ГМО в условиях погреба и опасность выхода на историческую арену
Сижу вот, пытаюсь набросать портрет Бамбуччо-Бо… Самое, может быть, интересное, симпатичное в нем — то, что ГМО, существуя в погребе в фактическом одиночестве, живет так, как будто так оно и должно быть, причем одиночества своего не чувствует ничуть, наоборот, словно так и необходимо смотреть на мир, из погреба, а других вариантов нет.
Последствия этого (выхода Бамбуччо-Бо) на историческую арену непредсказуемы.
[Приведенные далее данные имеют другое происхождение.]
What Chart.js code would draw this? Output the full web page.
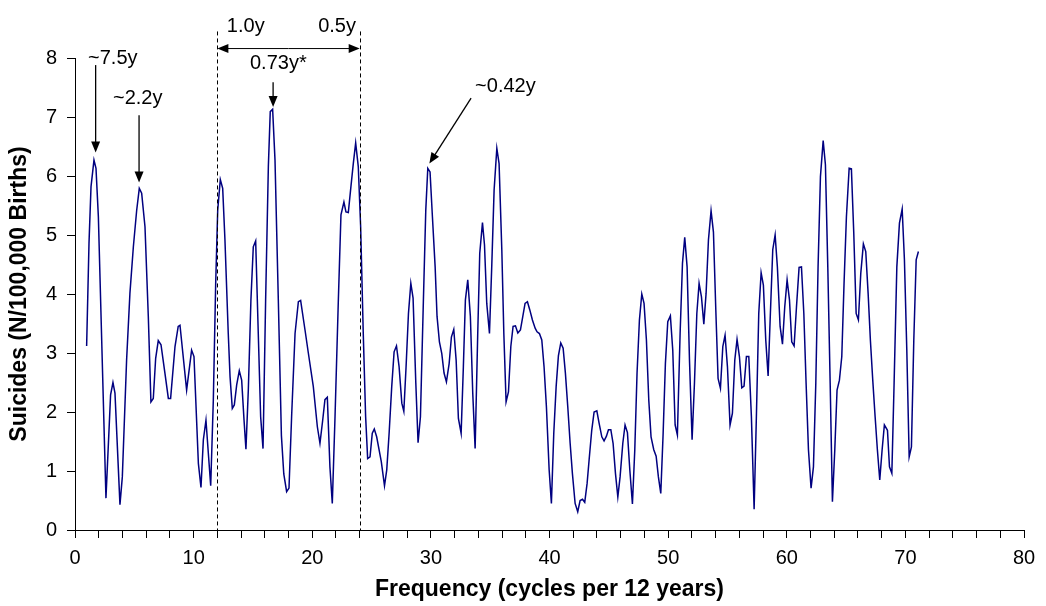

Если такое произойдет, человечество на практике, а не только в творениях разного рода философов выпрастается из пут социоцентризма, где личность воспринимается лишь как точка пересечения общественных отношений. (Давно подозревал, что такой взгляд скользит лишь по коже человеческой особи, а. может быть, даже лишь по одежке).
То есть, в условиях погреба, как я сейчас начинаю осознавать, вопреки марксизму, материализму и вообще вопреки всем господствующим теориям, возникло существо вменяемое, нравственное и достаточно разумное — такой вот вполне удавшийся продукт цивилизации. Его мир на дрожжах растет вширь и вглубь. Он не нищий, с ним потрепанные, но еще годные для чтения подшивки старых журналов и многодумные, напичканные сложными деепричастными оборотами научные сборники, у которых еще приходится разрезать страницы. Эту бездну он принимает за прочный фундамент…
Ну вот, хочу написать что-то наподобие характеристики на Бамбуччо-Бо, да не получается. Пытаюсь сформулировать с ясной однозначностью, но не выходит, потому что ускользают полутона, «цветущая сложность»… — а без этого образ не складывается. В общем, как у Шарля Бодлера: «О странная игра с подвижною мишенью! Не будучи нигде, цель может быть – везде! Игра, где человек охотится за тенью, За призраком ладьи на призрачной воде…».